On the court, I’ve heard rave reviews for Keon Clergeot in the first three weeks of practice. He’s the type of guy who won’t always fill up the stat sheet, but he’s going to be a critical player for UMass this season with his energy. The Memphis transfer is a very smart player who is going to give the Minutemen plenty of quality minutes this year.

Q: That last answer leads perfectly into UMassFan33’s question about the biggest good surprise for coach Matt McCall and the Minutemen this season.

A: I hate to be that guy that says no one has really stood out as a surprise, but in reality, I don’t think anyone has really shocked McCall this offseason. I think there has always been a cautious optimism within the program about this season and everyone has so far lived up to those expectations in practice. This team has practiced well from everything McCall and the players have said publicly, but there’s still a lot to be seen in games from this group to live up to all the expectations from the fans.

Q: Greg Leger asked a second question this week, this time inquiring about the transfer who will make the most impact early on.

A: This answer is actually easy for me, it’s going to be Curtis Cobb. A player doesn’t forget how to score from sitting out a year, and Cobb was a good scorer at Fairfield, averaging at least 10 points per game in each of his first two college seasons. He’ll be the biggest beneficiary of the attention that will be paid to Pipkins this season, and his ability to find ways to score will add a jolt to the Minutemen. He’s also the most experienced of the four transfers, which means his learning curve should be a little bit easier than the other three.

Q: Let’s hop over to my inbox where Logan Jernigan asked me about the tempo UMass will play at this season. 

A: As Logan pointed out in his email, UMass is a lot deeper this year than it was last season, which should allow it to play faster. The Minutemen’s lack of depth definitely hampered how aggressive they could be on both ends of the floor, something McCall definitely wants to change this year. There is no doubt UMass will press more on defense and run in transition more on offense to try to keep the pace of the game fairly high.

The pace will be more obvious on the defensive end, I believe, rather than the offensive end, where McCall is stressing a bit more patience with shot selection. But the Minutemen will be playing much faster this season. In fact, I wouldn’t be surprised to see McCall roll 11 or 12 deep at the beginning of the season as he tries to find the right combination before settling on a shorter rotation for December and beyond. 

Q: We’ll end with Eric Friedlander’s question, which I had purposefully been avoiding for a little bit. He asked me about a probable starting five for the Minutemen and I didn’t want to answer before I had enough information to make a reasonable stab at things.

A: I think there are only two players whose names are written in pen on the lineup sheet every night – Carl Pierre and Luwane Pipkins. If those two are healthy, they’ll start this season for UMass. I think Rashaan Holloway and Unique McLean will also start for the Minutemen, but I’m far less sure about those two than Pierre and Pipkins.
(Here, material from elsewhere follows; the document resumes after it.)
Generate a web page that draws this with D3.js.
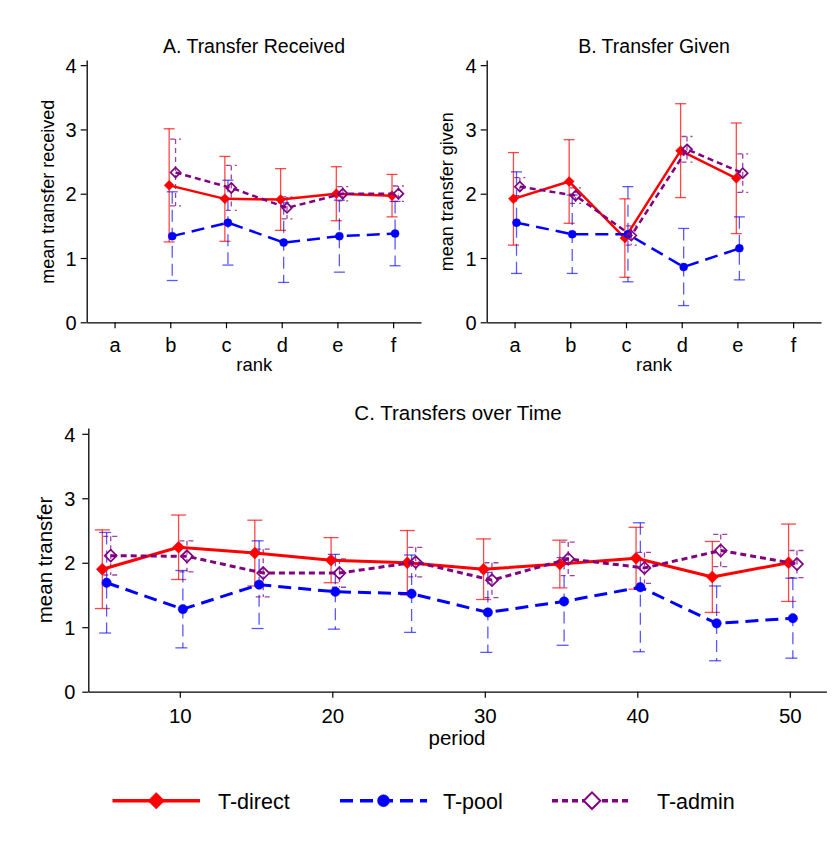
<!DOCTYPE html>
<html><head><meta charset="utf-8">
<script src="https://cdn.jsdelivr.net/npm/d3@7"></script>
<style>
body{margin:0;background:#fff;}
text{font-family:"Liberation Sans",Arial,Helvetica,sans-serif;fill:#000;}
</style>
</head><body>
<script>
// ================= DATA =================
const seriesNames = ["T-direct", "T-pool", "T-admin"];
const ranks = ["a", "b", "c", "d", "e", "f"];
const yTickValues = [0, 1, 2, 3, 4];
const periodTickValues = [10, 20, 30, 40, 50];

// Panel A: Transfer Received (no observations for rank a)
const receivedRanks = ["b", "c", "d", "e", "f"];
const receivedDirect   = [2.13, 1.92, 1.91, 2.00, 1.97];
const receivedDirectCI = [0.88, 0.66, 0.48, 0.42, 0.33];
const receivedPool     = [1.34, 1.55, 1.24, 1.34, 1.38];
const receivedPoolCI   = [0.69, 0.66, 0.62, 0.56, 0.50];
const receivedAdmin    = [2.33, 2.09, 1.78, 2.00, 2.00];
const receivedAdminCI  = [0.52, 0.35, 0.17, 0.11, 0.12];

// Panel B: Transfer Given (no observations for rank f)
const givenRanks = ["a", "b", "c", "d", "e"];
const givenDirect   = [1.92, 2.19, 1.31, 2.67, 2.24];
const givenDirectCI = [0.72, 0.65, 0.61, 0.73, 0.86];
const givenPool     = [1.55, 1.37, 1.37, 0.86, 1.15];
const givenPoolCI   = [0.79, 0.61, 0.74, 0.60, 0.49];
const givenAdmin    = [2.11, 1.97, 1.35, 2.69, 2.32];
const givenAdminCI  = [0.14, 0.12, 0.15, 0.20, 0.30];

// Panel C: Transfers over Time
const periods = [5, 10, 15, 20, 25, 30, 35, 40, 45, 50];
const timeDirect   = [1.90, 2.24, 2.15, 2.04, 2.00, 1.90, 1.98, 2.07, 1.78, 2.00];
const timeDirectCI = [0.61, 0.50, 0.51, 0.35, 0.50, 0.47, 0.37, 0.48, 0.55, 0.60];
const timePool     = [1.69, 1.28, 1.66, 1.55, 1.52, 1.23, 1.40, 1.62, 1.06, 1.14];
const timePoolCI   = [0.78, 0.60, 0.68, 0.58, 0.60, 0.62, 0.68, 1.00, 0.58, 0.62];
const timeAdmin    = [2.11, 2.10, 1.84, 1.84, 2.01, 1.73, 2.06, 1.92, 2.19, 1.98];
const timeAdminCI  = [0.30, 0.24, 0.37, 0.22, 0.23, 0.27, 0.26, 0.24, 0.25, 0.21];

// ================= STYLE =================
const FONT = '"Liberation Sans",Arial,Helvetica,sans-serif';
const sty = {
  "T-direct": {color: "#ff0000", err: "rgba(255,0,0,0.72)", dash: null, errDash: null, marker: "diamond", fill: true},
  "T-pool":   {color: "#0000ff", err: "rgba(0,0,255,0.65)", dash: "13,7", errDash: "12,6", marker: "circle", fill: true},
  "T-admin":  {color: "#800080", err: "rgba(128,0,128,0.75)", dash: "6,4", errDash: "5,4", marker: "diamond", fill: false}
};

const svg = d3.select("body").append("svg")
  .attr("width", 832).attr("height", 841)
  .style("background", "#fff");

function markerPath(kind, s) {
  if (kind === "circle") return d3.symbol(d3.symbolCircle, Math.PI * s * s)();
  return `M0,${-s}L${s},0L0,${s}L${-s},0Z`;
}
function drawMarker(g, name, cx, cy, s) {
  const st = sty[name];
  g.append("path")
    .attr("d", markerPath(st.marker, s))
    .attr("transform", `translate(${cx},${cy})`)
    .attr("fill", st.fill ? st.color : "#fff")
    .attr("fill-opacity", st.fill ? 1 : 0)
    .attr("stroke", st.color)
    .attr("stroke-width", st.fill ? 0.5 : 1.7);
}

function styleAxis(sel, fs) {
  sel.select(".domain").attr("stroke", "#000").attr("stroke-width", 1.3);
  sel.selectAll(".tick line").attr("stroke", "#000").attr("stroke-width", 1.2);
  sel.selectAll(".tick text").style("font-family", FONT).style("font-size", fs + "px").attr("fill", "#000");
}

function drawPanel(cfg) {
  const g = svg.append("g");
  // axes
  const gx = g.append("g").attr("transform", `translate(0,${cfg.y(0)})`)
    .call(d3.axisBottom(cfg.x).tickValues(cfg.xTicks).tickSize(6).tickSizeOuter(0).tickPadding(cfg.xPad)
      .tickFormat(cfg.xFormat || null));
  styleAxis(gx, cfg.xFs);
  const gy = g.append("g").attr("transform", `translate(${cfg.axisX},0)`)
    .call(d3.axisLeft(cfg.y).tickValues(yTickValues).tickFormat(d3.format("d"))
      .tickSize(6).tickSizeOuter(0).tickPadding(cfg.yPad));
  styleAxis(gy, cfg.yFs);
  gy.selectAll(".tick text").attr("dy", "0.36em");

  // titles
  g.append("text").attr("x", cfg.title[1]).attr("y", cfg.title[2])
    .attr("text-anchor", "middle").style("font-size", cfg.titleFs + "px").text(cfg.title[0]);
  g.append("text").attr("x", cfg.xLabel[1]).attr("y", cfg.xLabel[2])
    .attr("text-anchor", "middle").style("font-size", cfg.labFs + "px").text(cfg.xLabel[0]);
  g.append("text").attr("transform", `translate(${cfg.yLabel[1]},${cfg.yLabel[2]}) rotate(-90)`)
    .attr("text-anchor", "middle").style("font-size", cfg.yLabFs + "px").text(cfg.yLabel[0]);

  // error bars
  cfg.series.forEach(s => {
    const st = sty[s.name];
    s.xs.forEach((xv, i) => {
      const cx = cfg.pos(xv, s.name);
      const y1 = cfg.y(s.mean[i] + s.ci[i]), y2 = cfg.y(s.mean[i] - s.ci[i]);
      const eg = g.append("g").attr("stroke", st.err).attr("stroke-width", 1.3).attr("fill", "none");
      if (st.errDash) eg.attr("stroke-dasharray", st.errDash);
      eg.append("line").attr("x1", cx).attr("x2", cx).attr("y1", y1).attr("y2", y2);
      eg.append("line").attr("x1", cx - cfg.cap).attr("x2", cx + cfg.cap).attr("y1", y1).attr("y2", y1);
      eg.append("line").attr("x1", cx - cfg.cap).attr("x2", cx + cfg.cap).attr("y1", y2).attr("y2", y2);
    });
  });
  // lines + markers
  cfg.series.forEach(s => {
    const st = sty[s.name];
    const pts = s.xs.map((xv, i) => [cfg.pos(xv, s.name), cfg.y(s.mean[i])]);
    const p = g.append("path").attr("d", d3.line()(pts))
      .attr("fill", "none").attr("stroke", st.color).attr("stroke-width", cfg.lw)
      .attr("stroke-linejoin", "round");
    if (st.dash) p.attr("stroke-dasharray", st.dash);
    pts.forEach(pt => drawMarker(g, s.name, pt[0], pt[1], st.marker === "circle" ? cfg.rC : cfg.rD));
  });
}

// ---------- Panel A ----------
const rankOffset = {"T-direct": -0.02, "T-pool": 0.035, "T-admin": 0.095};
const xA = d3.scalePoint().domain(ranks).range([86.7, 421]).padding(0.5);
const yA = d3.scaleLinear().domain([0, 4.08]).range([322.3, 60]);
drawPanel({
  x: xA, y: yA, xTicks: ranks, axisX: 86.7, xPad: 10, yPad: 4, xFs: 20, yFs: 20,
  title: ["A. Transfer Received", 254, 52.7], titleFs: 19.5,
  xLabel: ["rank", 254.3, 370.5], labFs: 18.5,
  yLabel: ["mean transfer received", 54, 191.7], yLabFs: 18,
  pos: (c, n) => xA(c) + rankOffset[n] * xA.step(),
  cap: 5.5, lw: 2.5, rC: 4, rD: 5,
  series: [
    {name: "T-direct", xs: receivedRanks, mean: receivedDirect, ci: receivedDirectCI},
    {name: "T-pool", xs: receivedRanks, mean: receivedPool, ci: receivedPoolCI},
    {name: "T-admin", xs: receivedRanks, mean: receivedAdmin, ci: receivedAdminCI}
  ]
});

// ---------- Panel B ----------
const xB = d3.scalePoint().domain(ranks).range([486.7, 821]).padding(0.5);
const yB = d3.scaleLinear().domain([0, 4.08]).range([322.3, 60]);
drawPanel({
  x: xB, y: yB, xTicks: ranks, axisX: 486.7, xPad: 10, yPad: 4, xFs: 20, yFs: 20,
  title: ["B. Transfer Given", 654, 52.7], titleFs: 19.5,
  xLabel: ["rank", 654, 370.5], labFs: 18.5,
  yLabel: ["mean transfer given", 453, 191.7], yLabFs: 18,
  pos: (c, n) => xB(c) + rankOffset[n] * xB.step(),
  cap: 5.5, lw: 2.5, rC: 4, rD: 5,
  series: [
    {name: "T-direct", xs: givenRanks, mean: givenDirect, ci: givenDirectCI},
    {name: "T-pool", xs: givenRanks, mean: givenPool, ci: givenPoolCI},
    {name: "T-admin", xs: givenRanks, mean: givenAdmin, ci: givenAdminCI}
  ]
});

// ---------- Panel C ----------
const periodOffset = {"T-direct": -0.08, "T-pool": 0.2, "T-admin": 0.47};
const xC = d3.scaleLinear().domain([4, 52.4]).range([88.3, 826.4]);
const yC = d3.scaleLinear().domain([0, 4.09]).range([691.7, 428]);
drawPanel({
  x: xC, y: yC, xTicks: periodTickValues, xFormat: d3.format("d"), axisX: 88.3, xPad: 11, yPad: 7, xFs: 20.5, yFs: 20,
  title: ["C. Transfers over Time", 458, 420], titleFs: 20.5,
  xLabel: ["period", 457, 745], labFs: 20.5,
  yLabel: ["mean transfer", 52, 560], yLabFs: 20.5,
  pos: (p, n) => xC(p + periodOffset[n]),
  cap: 7.5, lw: 3, rC: 4.7, rD: 6,
  series: [
    {name: "T-direct", xs: periods, mean: timeDirect, ci: timeDirectCI},
    {name: "T-pool", xs: periods, mean: timePool, ci: timePoolCI},
    {name: "T-admin", xs: periods, mean: timeAdmin, ci: timeAdminCI}
  ]
});

// ---------- Legend ----------
const legendLayout = [
  {x1: 112.5, x2: 200, tx: 218},
  {x1: 340, x2: 427, tx: 443},
  {x1: 552, x2: 632, tx: 657}
];
const legY = 800.7;
const lg = svg.append("g");
seriesNames.forEach((n, i) => {
  const L = legendLayout[i], st = sty[n];
  const ln = lg.append("line").attr("x1", L.x1).attr("x2", L.x2).attr("y1", legY).attr("y2", legY)
    .attr("stroke", st.color).attr("stroke-width", 3.5);
  if (st.dash) ln.attr("stroke-dasharray", st.dash);
  const mx = (L.x1 + L.x2) / 2;
  lg.append("path").attr("d", markerPath(st.marker, st.marker === "circle" ? 6 : 8.3))
    .attr("transform", `translate(${mx},${legY})`)
    .attr("fill", st.fill ? st.color : "#fff")
    .attr("stroke", st.color).attr("stroke-width", st.fill ? 0.5 : 2);
  lg.append("text").attr("x", L.tx).attr("y", 808.5).style("font-size", "21.5px").text(n);
});
</script>
</body></html>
That fifth spot is a bit tricky because I think McCall could switch up his lineups to fit the opponent. I could see McCall using Jonathan Laurent or Curtis Cobb in that final spot, but again McCall doesn’t seem to be close to figuring out who his starting five will be.

Also of note, McCall called starting the most overrated statistic in college basketball because every minute is important and it’s arguably more critical to find a good lineup to finish off games.